In effect, Nigeria’s budgeting process that always see the legislators raising the oil benchmark is completely a weak thinking process and quite a voodoo economic activity as, generally, the oil price is not determined by Nigeria but by those who are directly or secretly in charge of both the oil pricing mechanism and its supply chain, the leading powers. And, even, the Central Bank of Nigeria that must ensure that it does not release into Nigeria’s economy more than Nigeria is contributing to the world, albeit, marginally, vis-à-vis what such greater stakeholder see as partaking in the average costing of maintaining the global economy, costed and regulated by seen and unseen hands of organizations like UNO, IMF World Bank, NATO, etc. These are strategic organisations incurring costs towards regulating world’s economy, and they are very strict in making sure that a given nation does not earn more that it deserves; sanctions could be imposed or whatever they deem necessary to frustrate such nation’s economic prospects.

Nigeria has been clamouring to be among the 20 most developed economy in the world for decades; and a small country like Taiwan had been there for decades; and Taiwan basically operates its budget on earning as function of added value from whatever it is importing from others to reach final products, which is better in attaining optimisation. Nigeria needs to think along that line in its budgeting process as against the legislators’ arbitrarily raising oil price. Like Taiwan like South Korea, smaller in size but greater in GDP than Nigeria.

The minimalist way of evaluating our legislators must be to see the laws that they are making that give Nigerians and investors operating environment that encourages adding values to what the Nigerian knowledge base, its people and its resources’ comparative advantage prospects add in terms of National wealth. For example, it was known that South Korea enacted a law and greatly marketed that law which enabled any investor in the 70s to come with a given amount of dollar and open industry with some tax free benefits as long as such industry engaged in exportable goods. Their aim was for foreign reserve booster and it worked. Some Nigerians were known to have participated in the making of that prosperity. It was even a time when people, there, were eager to acquire Nigerian university degrees, paying for it in dollars in South Korea as Nigeria takes back manufactured products like air-conditioners, fridge and computers. Today South Korea is one of the 20 most industrialized nations from their former poor state.

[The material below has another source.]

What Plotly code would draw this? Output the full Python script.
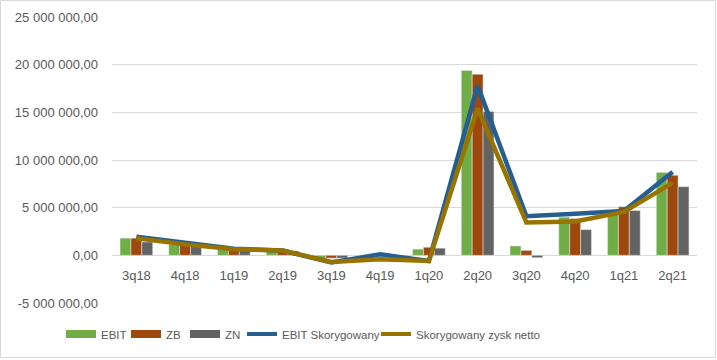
import plotly.graph_objects as go

categories = ["3q18", "4q18", "1q19", "2q19", "3q19", "4q19", "1q20", "2q20", "3q20", "4q20", "1q21", "2q21"]
ebit = [1.80e6, 1.15e6, 0.60e6, 0.45e6, -0.35e6, 0.02e6, 0.65e6, 19.4e6, 0.98e6, 4.0e6, 4.5e6, 8.7e6]
zb = [1.80e6, 1.10e6, 0.60e6, 0.50e6, -0.30e6, 0.02e6, 0.85e6, 19.0e6, 0.52e6, 3.85e6, 5.1e6, 8.4e6]
zn = [1.40e6, 1.00e6, 0.55e6, 0.45e6, -0.30e6, 0.02e6, 0.75e6, 15.1e6, -0.25e6, 2.7e6, 4.7e6, 7.2e6]
ebit_skor = [1.95e6, 1.30e6, 0.70e6, 0.50e6, -0.75e6, 0.10e6, -0.60e6, 17.8e6, 4.1e6, 4.35e6, 4.65e6, 8.75e6]
zysk_skor = [1.80e6, 1.15e6, 0.65e6, 0.50e6, -0.70e6, -0.40e6, -0.60e6, 15.4e6, 3.45e6, 3.55e6, 4.55e6, 7.6e6]
y_ticks = [-5e6, 0, 5e6, 10e6, 15e6, 20e6, 25e6]
y_labels = ["-5 000 000,00", "0,00", "5 000 000,00", "10 000 000,00", "15 000 000,00", "20 000 000,00", "25 000 000,00"]

series_names = ["EBIT", "ZB", "ZN", "EBIT Skorygowany", "Skorygowany zysk netto"]
series_colors = ["#70AD47", "#9E480E", "#636363", "#255E91", "#997300"]

W, H = 717, 360
ml, mr, mt, mb = 112, 20, 17, 57
pw, ph = W - ml - mr, H - mt - mb
FONT = "Liberation Sans, Arial, sans-serif"
TXT = "#595959"
Y_MIN, Y_MAX = -5e6, 25e6

fig = go.Figure()
for vals, nm, col in zip([ebit, zb, zn], series_names[:3], series_colors[:3]):
    fig.add_trace(go.Bar(x=categories, y=vals, name=nm, marker_color=col, showlegend=False))
fig.add_trace(go.Scatter(x=categories, y=ebit_skor, name=series_names[3], mode="lines",
                         line=dict(color=series_colors[3], width=4.5), showlegend=False))
fig.add_trace(go.Scatter(x=categories, y=zysk_skor, name=series_names[4], mode="lines",
                         line=dict(color=series_colors[4], width=4.5), showlegend=False))

# legend entries (one legend per entry, positioned like the original)
legend_swatch_px = [69, 134, 193, 250, 384]
legend_widths = [8, 8, 8, 4, 4]
layout_legends = {}
for i, (nm, col, lw, sx) in enumerate(zip(series_names, series_colors, legend_widths, legend_swatch_px)):
    key = "legend" if i == 0 else f"legend{i+1}"
    fig.add_trace(go.Scatter(x=[None], y=[None], mode="lines", name=nm,
                             line=dict(color=col, width=lw), showlegend=True, legend=key,
                             hoverinfo="skip"))
    layout_legends[key] = dict(orientation="h", x=(sx - 8 - ml) / pw, xanchor="left",
                               y=-(334 - (H - mb)) / ph, yanchor="middle",
                               font=dict(family=FONT, size=11.5, color=TXT),
                               itemwidth=30, bgcolor="rgba(0,0,0,0)")

fig.update_layout(
    width=W, height=H,
    margin=dict(l=ml, r=mr, t=mt, b=mb, autoexpand=False),
    paper_bgcolor="white", plot_bgcolor="white",
    barmode="group", bargap=0.33, bargroupgap=0,
    font=dict(family=FONT, size=13, color=TXT),
    separators=", ",
    shapes=[dict(type="rect", xref="paper", yref="paper",
                 x0=-(ml - 0.5) / pw, x1=1 + (mr - 1.5) / pw,
                 y0=-(mb - 2.5) / ph, y1=1 + (mt - 0.5) / ph,
                 line=dict(color="#D9D9D9", width=1), layer="below")],
    **layout_legends,
)
fig.update_xaxes(showgrid=False, zeroline=False, showline=False, ticks="", automargin=False,
                 anchor="free", position=(0 - Y_MIN) / (Y_MAX - Y_MIN), ticklabelstandoff=11,
                 tickfont=dict(family=FONT, size=13, color=TXT))
fig.update_yaxes(range=[Y_MIN, Y_MAX], tickvals=y_ticks, ticktext=y_labels, automargin=False,
                 showgrid=True, gridcolor="#D9D9D9", gridwidth=1,
                 zeroline=True, zerolinecolor="#D9D9D9", zerolinewidth=1,
                 showline=False, ticks="", ticklabelstandoff=13,
                 tickfont=dict(family=FONT, size=13, color=TXT))

fig.write_html("out.html", config={"displayModeBar": False},
               post_script="document.body.style.margin='0';")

In effect till Nigeria starts getting out of the margins with its paltry earnings that is far below its optimization capacity, it will be baseless discussing marginal budgetary presentation that makes more mockery of the system as legislators go into executive function of allocating more funds to themselves instead of questioning spending that do not reflect right earnings.
I have never heard any where that legislators make more appropriation to themselves as against either adopting or querying the spending patterns of the executive.

The current budget of about N8trillion does not reflect the production capacity of Nigeria, upon which taxation could be extracted from the entire Nigeria’s people and resources; hence quite a marginal budget. And, as majority of Nigerians remain marginalized in the production system so also will the progress of the entire country remain marginalized in the greater economy of the world.

Time to open the space and allow youthful Nigerians and women participate effectively in a small scale operations for more wealth creation, and it is seen in the great input of the Diaspora as reflected in their remittance and GNP, which has not been matched by internal policy of citizen diplomacy, as no succor for some of them thriving abroad.